"İçtihat Metni"
MAHKEMESİ :ASLİYE HUKUK MAHKEMESİ
DAVA TÜRÜ : TENKİS
Taraflar arasında görülen tenkis davası sonunda, yerel mahkemece davanın kısmen kabulüne ilişkin olarak verilen karar davacılar vekili tarafından yasal süre içerisinde temyiz edilmiş olmakla dosya incelendi, Tetkik Hakimi ...'ın raporu okundu, açıklamaları dinlendi, gereği görüşülüp düşünüldü;
-KARAR-
Dava, tenkis isteğine ilişkindir.
Davacılar, mirasbırakan anneanneleri ...’nun düzenlediği vasiyetname ile mal varlığını davalı oğluna vasiyet ettiğini, saklı paylarının ihlal edildiğini ileri sürerek, vasiyetnamenin tenkisine karar verilmesini istemişlerdir.
Davalı, zamanaşımı itirazında bulunup davanın reddini savunmuştur.
Mahkemece, davanın kabulüne dair verilen kararın temyizi üzerine Dairece “...davalının saklı pay sahibi mirasçı olması nedeniyle, saklı payı düşüldükten sonra kalan temlike konu miktar üzerinden sabit tenkis oranının belirlenmesi gerekirken bu hususun gözardı edilerek hatalı düzenlenen bilirkişi raporunun hükme esas alınmış olması doğru değildir...” gerekçesiyle bozulmuş, bozma ilamına uyularak yapılan yargılama neticesinde, davanın kısmen kabulüne karar verilmiştir.
Hemen belirtmek gerekir ki; hesap bilirkişisinden bozma ilamına uyularak alınan rapor sonucunda sabit tenkis oranının belirlenmesinde kural olarak isabetsizlik yoktur.
Ne var ki; bozma ilamında sabit tenkis oranına göre bölünemeyen malın, karar tarihindeki rayice göre değeri belirlenmeli ve bu değerin sabit tenkis oranıyla çarpımından bulunacak naktin ödenmesine karar verilmesi gerektiğine işaret edilmesine rağmen mahkemece bozma ilamına uyulduğu belirtildikten sonra bozma öncesi 10.04.2015 tarihli celsesinde taraf vekillerinin taşınmaz değerinin 400.000,00 TL edeceğine dair ortak beyanları esas alınarak hesap yapılması hatalıdır.

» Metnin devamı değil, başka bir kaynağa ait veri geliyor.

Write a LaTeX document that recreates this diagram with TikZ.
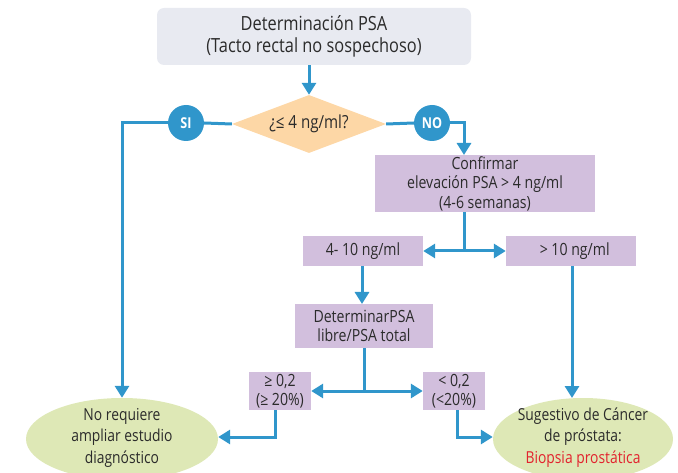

Hal böyle olunca; taşınmazın gerektiğinde yeniden keşif yapılarak güncel değeri belirlenmek suretiyle karara en yakın tarihteki rayiç değeri belirlenerek bu değerin sabit tenkis oranıyla çarpımından bulunacak nakdin ödenmesine karar verilmesi gerekirken, yanılgılı değerlendirme ile yazılı şekilde karar verilmesi hatalı olmuştur.
Davacılar vekilinin yerinde bulunan temyiz itirazlarının kabulü ile, hükmün (6100 sayılı Yasanın geçici 3.maddesi yollaması ile) 1086 sayılı HUMK'un 428.maddesi gereğince BOZULMASINA, alınan peşin harcın temyiz edene geri verilmesine, 30.03.2021 tarihinde oybirliğiyle karar verildi.